Algo huele mal, pero no es en Dinamarca. El aire enrarecido, la brisa maluca, proviene en esta ocasión de Malawi, un modesto país del continente negro, cuya clase dirigente acaba de manifestar su intención de reactivar una legislación colonial que prohíbe a la población soltar flatulencias en público.
El promotor de la reforma parlamentaria es el ministro de Justicia y Asuntos Constitucionales de Malawi, George Chaponda, quien achacó al exceso de libertad y al multipartidismo el ambiente de total relajación —por lo menos de esfínteres— que aqueja a la nación africana (de más de catorce millones de habitantes) y amenaza con tornar irrespirable la vida en sociedad.
«El Gobierno tiene el derecho de garantizar la decencia pública. Tenemos que imponer el orden. ¿O acaso ustedes desean que la gente se tire pedos en cualquier lugar? Esto no ocurría durante el régimen de Kamuzu Banda (dictadura derrocada en 1994), porque la gente temía las consecuencias de sus imprudencias. Malawi tiene que regresar a los tiempos del respeto, y espero que los diputados tomen la decisión correcta en este sentido», señaló Chaponda al ser entrevistado en un programa informativo de la emisora Capital Radio.

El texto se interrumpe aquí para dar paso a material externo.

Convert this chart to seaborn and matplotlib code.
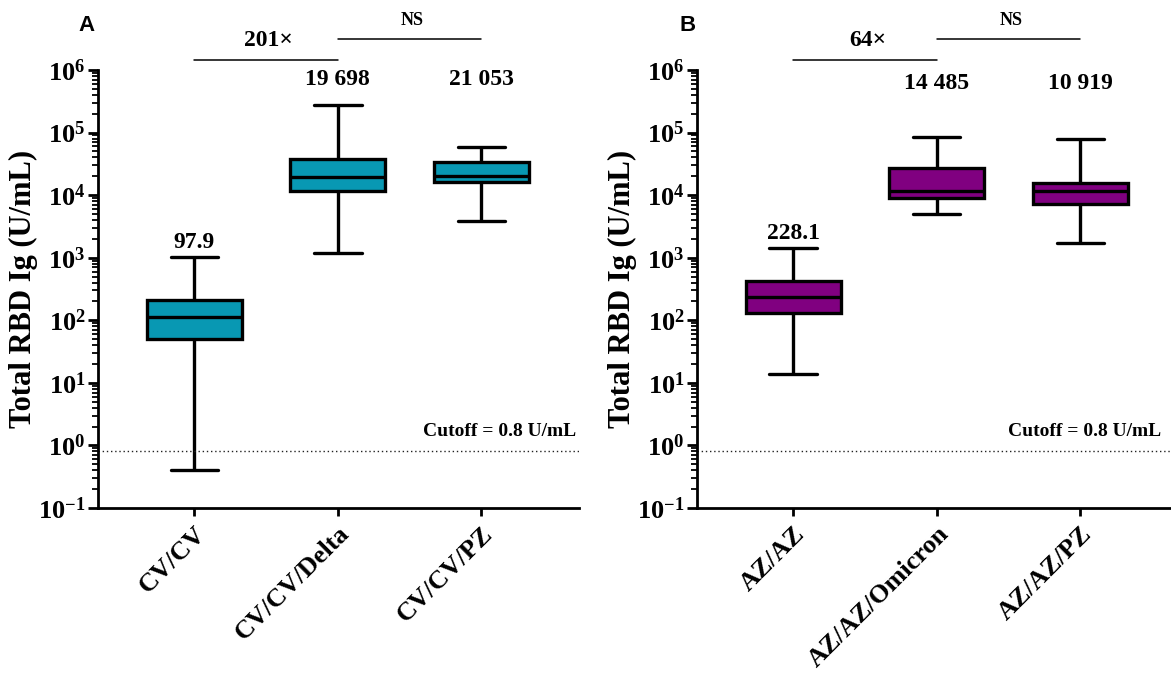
import matplotlib
matplotlib.use('Agg')
import math
import matplotlib.pyplot as plt
import matplotlib.ticker as mticker
import seaborn as sns
import pandas as pd

# panel A values (U/mL)
groups_a = ['CV/CV', 'CV/CV/Delta', 'CV/CV/PZ']
min_a = [0.40, 1190, 3860]
q1_a = [50, 11600, 16200]
med_a = [113, 19500, 20200]
q3_a = [211, 37800, 33800]
max_a = [1020, 276000, 58800]
labels_a = ['97.9', '19 698', '21 053']

# panel B values
groups_b = ['AZ/AZ', 'AZ/AZ/Omicron', 'AZ/AZ/PZ']
min_b = [13.8, 5000, 1720]
q1_b = [131, 9000, 7200]
med_b = [235, 11500, 11600]
q3_b = [425, 27200, 15600]
max_b = [1430, 85000, 79000]
labels_b = ['228.1', '14 485', '10 919']

cutoff = 0.8
fold_a = '201×'
fold_b = '64×'

sns.set_style('ticks')
plt.rcParams['font.family'] = ['Liberation Serif', 'DejaVu Serif']
plt.rcParams['font.weight'] = 'bold'
plt.rcParams['mathtext.fontset'] = 'custom'
plt.rcParams['mathtext.bf'] = 'Liberation Serif:bold'
plt.rcParams['mathtext.rm'] = 'Liberation Serif:bold'
for key in ['text.color', 'axes.labelcolor', 'xtick.color', 'ytick.color', 'axes.edgecolor']:
    plt.rcParams[key] = 'black'


def five_points(groups, mn, q1, med, q3, mx):
    # five values per group -> quartiles of the box fall exactly on them
    rows = []
    for i, g in enumerate(groups):
        for v in [mn[i], q1[i], med[i], q3[i], mx[i]]:
            rows.append({'group': g, 'value': v})
    return pd.DataFrame(rows)


def pow_label(v, pos):
    return r'$\mathbf{10^{%d}}$' % int(round(math.log10(v)))


def draw_panel(ax, groups, mn, q1, med, q3, mx, labels, color, fold, top_label_y, cut_x):
    df = five_points(groups, mn, q1, med, q3, mx)
    sns.boxplot(data=df, x='group', y='value', ax=ax, color=color, saturation=1,
                width=0.66, whis=(0, 100), showfliers=False, linewidth=2.4,
                linecolor='black', log_scale=True)
    ax.set_ylim(0.1, 1e6)
    ax.set_xlim(-0.67, 2.68)
    ax.yaxis.set_major_locator(mticker.LogLocator(base=10, numticks=10))
    ax.yaxis.set_minor_locator(mticker.LogLocator(base=10, subs=range(2, 10), numticks=20))
    ax.yaxis.set_minor_formatter(mticker.NullFormatter())
    ax.yaxis.set_major_formatter(mticker.FuncFormatter(pow_label))
    for s in ['top', 'right']:
        ax.spines[s].set_visible(False)
    for s in ['left', 'bottom']:
        ax.spines[s].set_linewidth(2.0)
    ax.tick_params(axis='y', which='major', length=7, width=2, labelsize=19, pad=2)
    ax.tick_params(axis='y', which='minor', length=4, width=1.3)
    ax.tick_params(axis='x', length=6, width=2, labelsize=19, pad=4)
    plt.setp(ax.get_xticklabels(), rotation=45, ha='right', rotation_mode='anchor',
             fontweight='bold')
    ax.set_xlabel('')
    ax.set_ylabel('Total RBD Ig (U/mL)', fontsize=22, fontweight='bold', labelpad=0)

    # cutoff line
    ax.axhline(cutoff, color='#222222', lw=1.0, ls=(0, (1, 2)))
    ax.text(cut_x, cutoff * 1.55, 'Cutoff = 0.8 U/mL', ha='right', va='bottom',
            fontsize=14, fontweight='bold')

    # value labels
    ax.annotate(labels[0], (0, mx[0]), xytext=(0, 3), textcoords='offset points',
                ha='center', va='bottom', fontsize=17, fontweight='bold')
    for i in [1, 2]:
        ax.text(i, top_label_y, labels[i], ha='center', va='center',
                fontsize=17, fontweight='bold')

    # comparison bars above the axes
    ax.plot([0, 1], [10 ** 6.16] * 2, color='black', lw=1.1, clip_on=False)
    ax.plot([1, 2], [10 ** 6.49] * 2, color='black', lw=1.1, clip_on=False)
    ax.text(0.52, 10 ** 6.47, fold, ha='center', va='center', fontsize=17,
            fontweight='bold', clip_on=False)
    ax.text(1.52, 10 ** 6.79, 'NS', ha='center', va='center', fontsize=13,
            fontweight='bold', clip_on=False)


fig = plt.figure(figsize=(11.71, 6.84), dpi=100)
ax_a = fig.add_axes([0.0837, 0.2573, 0.4108, 0.6404])
ax_b = fig.add_axes([0.5952, 0.2573, 0.4108, 0.6404])

draw_panel(ax_a, groups_a, min_a, q1_a, med_a, q3_a, max_a, labels_a,
           '#0898b3', fold_a, 10 ** 5.84, 2.66)
draw_panel(ax_b, groups_b, min_b, q1_b, med_b, q3_b, max_b, labels_b,
           '#800080', fold_b, 10 ** 5.78, 2.56)

fig.text(0.074, 0.963, 'A', family='Liberation Sans', fontsize=16,
         fontweight='bold', ha='center', va='center')
fig.text(0.5875, 0.963, 'B', family='Liberation Sans', fontsize=16,
         fontweight='bold', ha='center', va='center')

fig.savefig('out.png', dpi=100)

El funcionario intenta acabar con la impunidad de los fumigadores callejeros, cuando propone que gases, aires, pedos, flatos, cuescos, follones y demás emanaciones mefíticas dejen de ser simples conductas inadecuadas para convertirse en delitos menores, susceptibles de acarrear sanciones morales y multas pecuniarias. A pesar de su condición de abogado, el ministro malawí se abstiene de ensayar doctrinas legales que puedan enriquecer la jurisprudencia relacionada con los delitos «gaseosos», esto es, desarrollos teóricos sobre la definición de la autoría material e intelectual (¡se han visto casos!), comisión culposa o alevosa, criterios para la calificación de gravedad, complicidad y vinculación con el terrorismo sustentado en armas químicas y biológicas.

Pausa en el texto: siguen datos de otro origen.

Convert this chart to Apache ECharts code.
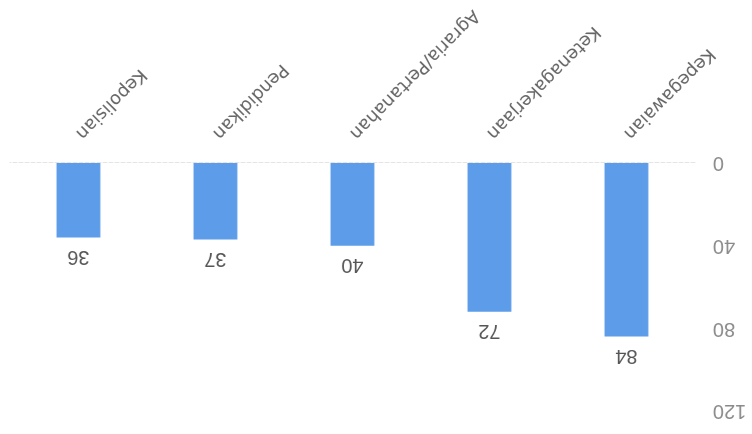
<!DOCTYPE html>
<html>
<head>
<meta charset="utf-8">
<script src="https://cdn.jsdelivr.net/npm/echarts@6/dist/echarts.min.js"></script>
<style>
  html, body { margin: 0; padding: 0; background: #ffffff; }
  #chart { width: 752px; height: 434px; transform: rotate(180deg); }
</style>
</head>
<body>
<div id="chart"></div>
<script>
// Categories and counts
const categories = ["Kepegawaian", "Ketenagakerjaan", "Agraria/Pertanahan", "Pendidikan", "Kepolisian"];
const counts = [84, 72, 40, 37, 36];
const yTicks = [0, 40, 80, 120];

const chart = echarts.init(document.getElementById('chart'), null, { renderer: 'canvas' });

chart.setOption({
  animation: false,
  textStyle: { fontFamily: 'Liberation Sans, Arial, sans-serif' },
  grid: { left: 57, right: 10, top: 23, bottom: 163, containLabel: false },
  xAxis: {
    type: 'category',
    data: categories,
    axisLine: { show: true, lineStyle: { color: '#e4e4e4', type: 'dashed', width: 1 } },
    axisTick: { show: false },
    axisLabel: {
      rotate: 45,
      margin: 27,
      fontSize: 18,
      fontFamily: 'DejaVu Sans, Verdana, sans-serif',
      color: '#666666',
      interval: 0
    }
  },
  yAxis: {
    type: 'value',
    min: yTicks[0],
    max: yTicks[yTicks.length - 1],
    interval: yTicks[1] - yTicks[0],
    axisLine: { show: false },
    axisTick: { show: false },
    splitLine: { show: false },
    axisLabel: { fontSize: 20, color: '#8a8a8a', margin: 18 }
  },
  series: [{
    type: 'bar',
    data: counts,
    barWidth: '32%',
    itemStyle: { color: '#5d9ce9' },
    label: {
      show: true,
      position: 'top',
      distance: 9,
      fontSize: 20,
      color: '#555555'
    }
  }]
});
</script>
</body>
</html>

En sus declaraciones, Chaponda llegó a afirmar, de un modo ciertamente temerario, que «sin duda se trata de un hecho de fácil comprobación que las necesidades de la naturaleza humana pueden ser controladas y, por tanto, mis compatriotas deben ir a los baños y servicios privados en lugar de tirarse pedos por las calles». Palabras polémicas que dejan ver que este señor no formó parte de las personas que pagaron con un brote de cólera su asistencia a un famoso matrimonio en República Dominicana; sarao macabro donde los invitados de chiripa dejan sus respectivos tractos digestivos por comer raciones de langostas y ceviches inconvenientemente manipuladas.

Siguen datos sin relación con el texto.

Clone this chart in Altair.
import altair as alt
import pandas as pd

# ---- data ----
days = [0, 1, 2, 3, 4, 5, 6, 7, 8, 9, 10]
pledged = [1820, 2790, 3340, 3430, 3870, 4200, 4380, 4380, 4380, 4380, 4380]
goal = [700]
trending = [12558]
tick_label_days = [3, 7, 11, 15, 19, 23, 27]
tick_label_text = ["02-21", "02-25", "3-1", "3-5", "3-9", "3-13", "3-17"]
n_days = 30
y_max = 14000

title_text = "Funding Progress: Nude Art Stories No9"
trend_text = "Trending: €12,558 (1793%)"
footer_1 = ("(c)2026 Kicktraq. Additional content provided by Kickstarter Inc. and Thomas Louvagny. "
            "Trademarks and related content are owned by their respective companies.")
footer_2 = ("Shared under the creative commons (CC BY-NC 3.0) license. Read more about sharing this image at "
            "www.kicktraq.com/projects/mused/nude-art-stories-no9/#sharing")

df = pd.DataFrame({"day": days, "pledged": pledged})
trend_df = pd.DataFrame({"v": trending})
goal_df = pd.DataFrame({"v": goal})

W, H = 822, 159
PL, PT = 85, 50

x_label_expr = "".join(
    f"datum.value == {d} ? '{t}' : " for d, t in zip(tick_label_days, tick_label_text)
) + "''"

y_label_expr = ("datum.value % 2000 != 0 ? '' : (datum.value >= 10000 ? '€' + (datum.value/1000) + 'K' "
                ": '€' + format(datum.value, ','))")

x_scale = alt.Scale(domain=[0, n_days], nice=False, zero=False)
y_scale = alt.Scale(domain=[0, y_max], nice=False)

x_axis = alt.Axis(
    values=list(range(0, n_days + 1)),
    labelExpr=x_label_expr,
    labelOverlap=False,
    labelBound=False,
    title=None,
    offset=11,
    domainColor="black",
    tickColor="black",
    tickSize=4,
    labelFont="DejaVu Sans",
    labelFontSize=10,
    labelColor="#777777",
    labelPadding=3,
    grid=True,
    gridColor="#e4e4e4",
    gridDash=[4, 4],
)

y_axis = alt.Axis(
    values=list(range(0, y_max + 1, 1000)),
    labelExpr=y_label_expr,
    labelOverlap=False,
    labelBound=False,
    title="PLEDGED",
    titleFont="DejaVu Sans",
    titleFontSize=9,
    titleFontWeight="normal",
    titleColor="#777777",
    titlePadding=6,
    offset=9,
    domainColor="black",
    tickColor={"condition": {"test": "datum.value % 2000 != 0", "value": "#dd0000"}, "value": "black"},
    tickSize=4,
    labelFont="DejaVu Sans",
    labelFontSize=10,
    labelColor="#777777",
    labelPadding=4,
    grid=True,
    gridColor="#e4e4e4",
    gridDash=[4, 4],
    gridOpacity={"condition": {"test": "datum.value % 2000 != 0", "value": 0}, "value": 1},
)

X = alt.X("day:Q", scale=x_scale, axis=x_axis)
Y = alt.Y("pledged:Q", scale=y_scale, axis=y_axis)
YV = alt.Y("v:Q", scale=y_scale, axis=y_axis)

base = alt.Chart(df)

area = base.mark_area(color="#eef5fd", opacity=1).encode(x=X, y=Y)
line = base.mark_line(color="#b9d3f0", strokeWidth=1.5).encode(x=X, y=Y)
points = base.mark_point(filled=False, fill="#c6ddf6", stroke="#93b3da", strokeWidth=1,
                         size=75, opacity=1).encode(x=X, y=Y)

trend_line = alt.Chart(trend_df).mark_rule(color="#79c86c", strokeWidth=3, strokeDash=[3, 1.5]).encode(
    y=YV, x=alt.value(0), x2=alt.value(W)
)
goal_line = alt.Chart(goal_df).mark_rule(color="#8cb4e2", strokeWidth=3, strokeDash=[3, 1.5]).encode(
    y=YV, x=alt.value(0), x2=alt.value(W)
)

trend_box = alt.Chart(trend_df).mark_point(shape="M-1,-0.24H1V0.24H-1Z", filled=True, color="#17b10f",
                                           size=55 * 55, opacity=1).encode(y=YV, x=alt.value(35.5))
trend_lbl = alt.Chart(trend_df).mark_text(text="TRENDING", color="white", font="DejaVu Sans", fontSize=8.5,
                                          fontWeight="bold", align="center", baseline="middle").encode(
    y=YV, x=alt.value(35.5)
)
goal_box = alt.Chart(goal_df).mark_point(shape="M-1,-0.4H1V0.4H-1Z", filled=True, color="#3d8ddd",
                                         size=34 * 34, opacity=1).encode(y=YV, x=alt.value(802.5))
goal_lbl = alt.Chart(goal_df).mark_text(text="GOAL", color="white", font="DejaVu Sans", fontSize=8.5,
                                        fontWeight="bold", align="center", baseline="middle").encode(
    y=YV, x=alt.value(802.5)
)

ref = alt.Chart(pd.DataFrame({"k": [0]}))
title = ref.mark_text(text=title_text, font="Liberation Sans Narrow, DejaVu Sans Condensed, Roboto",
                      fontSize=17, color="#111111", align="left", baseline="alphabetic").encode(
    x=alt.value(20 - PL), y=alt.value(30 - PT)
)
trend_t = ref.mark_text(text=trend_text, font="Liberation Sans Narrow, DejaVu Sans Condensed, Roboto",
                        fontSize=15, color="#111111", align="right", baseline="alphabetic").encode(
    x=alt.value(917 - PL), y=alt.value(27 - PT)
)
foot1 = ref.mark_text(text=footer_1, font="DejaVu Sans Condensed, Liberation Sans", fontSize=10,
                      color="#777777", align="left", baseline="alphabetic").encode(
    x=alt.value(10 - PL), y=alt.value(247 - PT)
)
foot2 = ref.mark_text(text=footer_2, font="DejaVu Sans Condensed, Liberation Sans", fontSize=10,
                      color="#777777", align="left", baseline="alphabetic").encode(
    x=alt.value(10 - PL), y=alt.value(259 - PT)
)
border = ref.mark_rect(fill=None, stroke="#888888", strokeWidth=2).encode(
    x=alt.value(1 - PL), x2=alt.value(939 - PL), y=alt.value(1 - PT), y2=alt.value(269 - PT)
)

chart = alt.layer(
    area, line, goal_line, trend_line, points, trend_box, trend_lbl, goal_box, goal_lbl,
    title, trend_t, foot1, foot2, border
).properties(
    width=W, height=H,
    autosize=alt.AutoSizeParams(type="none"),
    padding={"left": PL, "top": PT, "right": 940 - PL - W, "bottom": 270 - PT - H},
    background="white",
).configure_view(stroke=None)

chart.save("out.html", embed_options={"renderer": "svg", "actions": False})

Este Torquemada africano no comparte las humoradas que sobre las flatulencias hizo el inmortal Francisco de Quevedo, quien en un largo poema de título ligeramente obsceno, Gracias y desgracias del ojo del culo, llegó a afirmar: «Se ha de advertir que el pedo antes hace al trasero digno de laudatoria que indigno de ella. Y, para prueba desta verdad, digo que de suyo es cosa alegre, pues donde quiera que se suelta anda la risa y la chacota, y se hunde la casa, poniendo los inocentes sus manos en figura de arrancarse las narices, y mirándose unos a otros, como matachines. Es tan importante su expulsión para la salud, que en soltarle está el tenerla. Y así, mandan los doctores que no les detengan, y por esto Claudio César, emperador romano, promulgó un edicto mandando a todos, pena de la vida, que (aunque estuviesen comiendo con él) no detuviesen el pedo, conociendo lo importante que era para la salud».
Tanto representaba la ventosidad para Quevedo que llegó incluso a tenerla por prueba de amor y amistad. De ahí que en uno de sus versos señale: «Hasta que dos se han peído en la cama, no tengo por acertado el amancebamiento; también declara amistad, pues los señores no cagan ni se peen, sino delante de los de casa y amigos».
A los venezolanos también nos acogotan los malos olores, aunque por circunstancias distintas a las que martirizan a los altos representantes del régimen malawí. Nuestra fetidez ambiental tiene que ver más bien con la aparición de conteiners con comida podrida y calles sepultadas en bolsas de basura, que el aseo urbano tiene semanas sin retirar. Ambas emanaciones (des)componen el olor de la revolución.